*RECORDED INFORMATION*:
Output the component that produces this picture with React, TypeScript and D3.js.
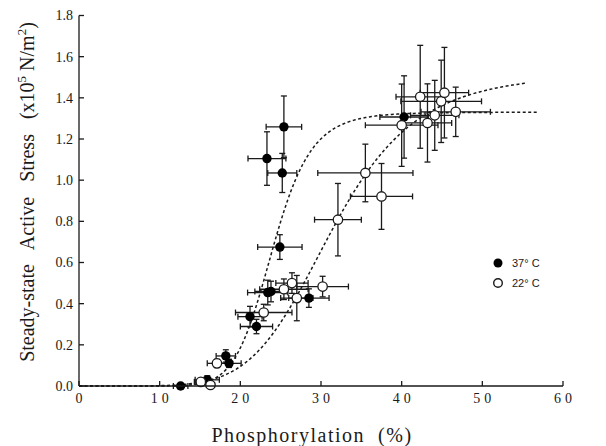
import React from "react";
import * as d3 from "d3";

// 37 °C (filled)
const warmX = [12.6, 15.9, 18.2, 18.6, 21.2, 22.0, 23.4, 23.8, 28.5, 24.9, 25.2, 23.3, 25.4, 40.3];
const warmY = [0.0, 0.03, 0.146, 0.11, 0.337, 0.289, 0.454, 0.459, 0.427, 0.675, 1.035, 1.105, 1.259, 1.307];
const warmXErr = [0.9, 1.5, 1.2, 1.5, 1.5, 2.0, 2.5, 2.0, 2.5, 2.75, 1.8, 2.35, 2.2, 3.0];
const warmYErr = [0, 0.02, 0.03, 0.02, 0.05, 0.035, 0.06, 0.05, 0.045, 0.06, 0.095, 0.13, 0.15, 0.2];

// 22 °C (open)
const coldX = [16.3, 15.1, 17.1, 22.9, 25.4, 26.4, 27.0, 30.2, 32.1, 35.5, 37.5, 40.0, 43.2, 44.1, 44.9, 46.7, 42.3, 45.3];
const coldY = [0.005, 0.02, 0.11, 0.357, 0.47, 0.5, 0.427, 0.483, 0.808, 1.035, 0.921, 1.267, 1.278, 1.315, 1.383, 1.332, 1.405, 1.425];
const coldXErr = [0.5, 0.8, 1.2, 3.5, 3.0, 2.0, 2.0, 3.2, 2.9, 5.9, 3.85, 4.5, 3.0, 3.0, 5.0, 4.3, 3.0, 3.0];
const coldYErr = [0, 0, 0.02, 0.04, 0.05, 0.05, 0.11, 0.05, 0.176, 0.14, 0.16, 0.2, 0.19, 0.17, 0.2, 0.12, 0.25, 0.22];

// Hill fit parameters
const warmFit = { max: 1.33, k: 24, n: 10, end: 57 };
const coldFit = { max: 1.52, k: 31.4, n: 6, end: 55.5 };

const xTicks = [0, 10, 20, 30, 40, 50, 60];
const yTicks = [0, 0.2, 0.4, 0.6, 0.8, 1.0, 1.2, 1.4, 1.6, 1.8];

const W = 606;
const H = 446;

export default function App() {
  const x = d3.scaleLinear().domain([0, 60]).range([79, 563]);
  const y = d3.scaleLinear().domain([0, 1.8]).range([386, 15.5]);

  const hill = (p: { max: number; k: number; n: number; end: number }) => {
    const pts: [number, number][] = [];
    for (let v = 0; v <= p.end + 1e-9; v += 0.25) {
      const r = Math.pow(v / p.k, p.n);
      pts.push([v, (p.max * r) / (1 + r)]);
    }
    return d3
      .line<[number, number]>()
      .x((d) => x(d[0]))
      .y((d) => y(d[1]))(pts) as string;
  };

  const serif = "Liberation Serif";
  const sans = "Liberation Sans";
  const ink = "#1a1a1a";
  const cap = 3;

  const errorBars = (xs: number[], ys: number[], xe: number[], ye: number[], key: string) =>
    xs.map((xv, i) => {
      const cx = x(xv);
      const cy = y(ys[i]);
      const els: React.ReactNode[] = [];
      if (xe[i] > 0) {
        const x1 = x(xv - xe[i]);
        const x2 = x(xv + xe[i]);
        els.push(<line key="h" x1={x1} x2={x2} y1={cy} y2={cy} />);
        els.push(<line key="hc1" x1={x1} x2={x1} y1={cy - cap} y2={cy + cap} />);
        els.push(<line key="hc2" x1={x2} x2={x2} y1={cy - cap} y2={cy + cap} />);
      }
      if (ye[i] > 0) {
        const y1 = y(ys[i] - ye[i]);
        const y2 = y(ys[i] + ye[i]);
        els.push(<line key="v" x1={cx} x2={cx} y1={y1} y2={y2} />);
        els.push(<line key="vc1" x1={cx - cap} x2={cx + cap} y1={y1} y2={y1} />);
        els.push(<line key="vc2" x1={cx - cap} x2={cx + cap} y1={y2} y2={y2} />);
      }
      return <g key={key + i}>{els}</g>;
    });

  return (
    <svg
      width={W}
      height={H}
      style={{ position: "absolute", left: 0, top: 0, background: "#fff" }}
    >
      {/* curves */}
      <path d={hill(warmFit)} fill="none" stroke={ink} strokeWidth={1.5} strokeDasharray="3,2.5" />
      <path d={hill(coldFit)} fill="none" stroke={ink} strokeWidth={1.5} strokeDasharray="3,2.5" />

      {/* error bars */}
      <g stroke={ink} strokeWidth={1.3}>
        {errorBars(warmX, warmY, warmXErr, warmYErr, "w")}
        {errorBars(coldX, coldY, coldXErr, coldYErr, "c")}
      </g>

      {/* points */}
      {warmX.map((xv, i) => (
        <circle key={"wp" + i} cx={x(xv)} cy={y(warmY[i])} r={4.7} fill="#000" />
      ))}
      {coldX.map((xv, i) => (
        <circle key={"cp" + i} cx={x(xv)} cy={y(coldY[i])} r={4.7} fill="#fff" stroke={ink} strokeWidth={1.3} />
      ))}

      {/* axes */}
      <g stroke={ink} strokeWidth={1.3} fill="none">
        <line x1={x(0)} x2={x(0)} y1={y(0)} y2={y(1.8)} />
        <line x1={x(0)} x2={x(60)} y1={y(0)} y2={y(0)} />
        {yTicks.map((t) => (
          <line key={"yt" + t} x1={x(0)} x2={x(0) + 5} y1={y(t)} y2={y(t)} />
        ))}
        {xTicks.map((t) => (
          <line key={"xt" + t} x1={x(t)} x2={x(t)} y1={y(0)} y2={y(0) - 5} />
        ))}
      </g>
      <g fontFamily={serif} fontSize={14} fill={ink}>
        {yTicks.map((t) => (
          <text key={"yl" + t} x={73} y={y(t)} dy="0.35em" textAnchor="end">
            {t.toFixed(1)}
          </text>
        ))}
        {xTicks.map((t) => (
          <text key={"xl" + t} x={x(t) + 2} y={403} textAnchor="middle" letterSpacing={4}>
            {String(t)}
          </text>
        ))}
      </g>

      {/* axis titles */}
      <text
        x={312}
        y={442}
        textAnchor="middle"
        fontFamily={serif}
        fontSize={20}
        letterSpacing={1.5}
        fill={ink}
        style={{ whiteSpace: "pre" }}
      >
        {"Phosphorylation  (%)"}
      </text>
      <text
        transform="translate(34,192) rotate(-90)"
        textAnchor="middle"
        fontFamily={serif}
        fontSize={20}
        fill={ink}
        style={{ whiteSpace: "pre" }}
      >
        {"Steady-state   Active   Stress   (x10"}
        <tspan dy={-8} fontSize={13}>5</tspan>
        <tspan dy={8}>{" N/m"}</tspan>
        <tspan dy={-8} fontSize={13}>2</tspan>
        <tspan dy={8}>)</tspan>
      </text>

      {/* legend */}
      <circle cx={498} cy={263} r={4.5} fill="#000" />
      <circle cx={498} cy={283} r={4.3} fill="#fff" stroke={ink} strokeWidth={1.4} />
      <g fontFamily={sans} fontSize={11} fill={ink}>
        <text x={512} y={267}>37° C</text>
        <text x={512} y={287}>22° C</text>
      </g>
    </svg>
  );
}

*PROMPT*: Return exactly what appears from the opening line of the material through the line with "import * as", apart from the pictures.

*FINAL RESULT*:
Output the component that produces this picture with React, TypeScript and D3.js.
import React from "react";
import * as d3 from "d3";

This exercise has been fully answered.